Blaring Gaps in Knowledge: Marshall Eriksen


Marshall Eriksen has many gaps in knowledge but most of them are based on the fact that he's largely an 8 year old in a freakishly tall 30 year old body.

He can't seem to swallow pills; he can't wink (when he tries, he looks more like there's something irritating his eye); he doesn't know how to properly make oatmeal; belts confuse him. To be honest: he's me at 8 years old.

My mom was crushing up my pills and putting them on a spoon of applesauce up until I was about 12 or 13.  I didn't learn how to isolate one eye until I was at least 14. Me winking was the same as me blinking.

Although I could have probably figured out the oatmeal, I always had a problem with it as a food stuff. I hated it lumpy and no matter how fast I seemed to eat it or how often I stirred it, it always ended up like a lump of oatmeal cookie dough by the end of breakfast.

And belts, let me just say I was the kid who wore rainbow suspenders because Mork from Ork was effing cool as hell and I wanted to be him.

Mork from Ork was a dork and in school, he would have recieved atomic wedgies all day long. Suspenders make it SO MUCH EASIER to give someone an atomic wedgie.

Less documented though and something I've observed is a different kind of gap in knowledge for Marshall.

His gap is a gap that allows him to see the good in just about anyone. Some people would call it naivete, others might even call him gullible. But the fact is, Marshall Eriksen, implicitly trusts everyone, all the time.
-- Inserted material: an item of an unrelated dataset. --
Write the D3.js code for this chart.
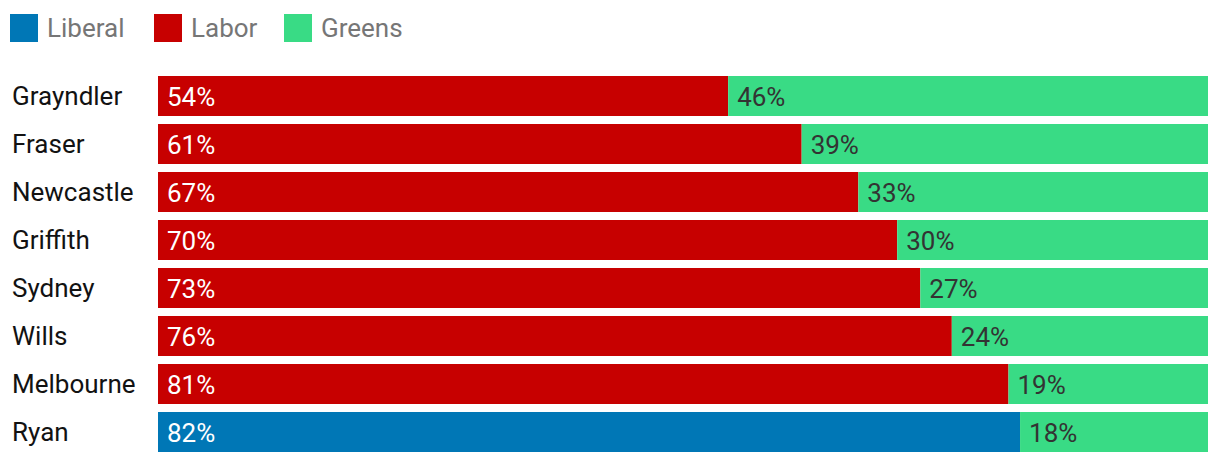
<!DOCTYPE html>
<html><head><meta charset="utf-8">
<script src="https://cdn.jsdelivr.net/npm/d3@7"></script>
<style>body{margin:0;background:#fff;font-family:Roboto,sans-serif}</style>
</head><body><svg id="c" width="1220" height="464"></svg>
<script>
const seats = ["Grayndler","Fraser","Newcastle","Griffith","Sydney","Wills","Melbourne","Ryan"];
const winnerParty = ["Labor","Labor","Labor","Labor","Labor","Labor","Labor","Liberal"];
const winnerShare = [54.3,61.3,66.7,70.4,72.6,75.6,81.0,82.1];
const greensShare = [45.7,38.7,33.3,29.6,27.4,24.4,19.0,17.9];
const parties = ["Liberal","Labor","Greens"];
const colors = {Liberal:"#0077b6", Labor:"#c70000", Greens:"#39db85"};
const textColors = {Liberal:"#ffffff", Labor:"#ffffff", Greens:"#333333"};

const svg = d3.select("#c");
const x = d3.scaleLinear().domain([0,100]).range([158,1208]);
const y = d3.scaleBand().domain(seats).range([76,452]).paddingInner(1/6).paddingOuter(0);

// legend
const legendPos = [10,154,284];
parties.forEach((p,i)=>{
  const g = svg.append("g").attr("transform",`translate(${legendPos[i]},14)`);
  g.append("rect").attr("width",28).attr("height",28).attr("fill",colors[p]);
  g.append("text").attr("x",37).attr("y",23).attr("font-size",26).attr("fill","#767676").text(p);
});

const rows = seats.map((s,i)=>({seat:s, segs:[
  {party:winnerParty[i], x0:0, x1:winnerShare[i], v:winnerShare[i]},
  {party:"Greens", x0:winnerShare[i], x1:winnerShare[i]+greensShare[i], v:greensShare[i]}
]}));

const row = svg.selectAll("g.row").data(rows).join("g").attr("class","row")
  .attr("transform",d=>`translate(0,${y(d.seat)})`);
row.append("text").attr("x",12).attr("y",29).attr("font-size",26).attr("fill","#121212").text(d=>d.seat);
const seg = row.selectAll("g.seg").data(d=>d.segs).join("g").attr("class","seg");
seg.append("rect").attr("x",d=>x(d.x0)).attr("width",d=>x(d.x1)-x(d.x0)).attr("y",0).attr("height",y.bandwidth()).attr("fill",d=>colors[d.party]);
seg.append("text").attr("x",d=>x(d.x0)+9).attr("y",30).attr("font-size",26).attr("fill",d=>textColors[d.party]).text(d=>Math.round(d.v)+"%");
</script></body></html>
And we all have a friend like this, someone who gives the benefit of the doubt to everyone, no matter how consistently a person lets you down or acts in the same irresponsible way. Marshall is the first to forgive you for your foibles and the last to let you down.

No doubt he's been hurt by people who took advantage of his good nature, time and time again, but he's managed to somehow keep his positive outlook on people.

Marshall attributes this characteristic to his upbringing and to his father specifically.

He and I lost our fathers about the same time and my father was much like his and I am proud, just like him of this gap in knowledge. That some people are not trying to be good and just and noble. That "knowledge" has somehow escaped us.

Maybe because we find it easy to hope in people because people can do some pretty cool things. And we've been witness to it.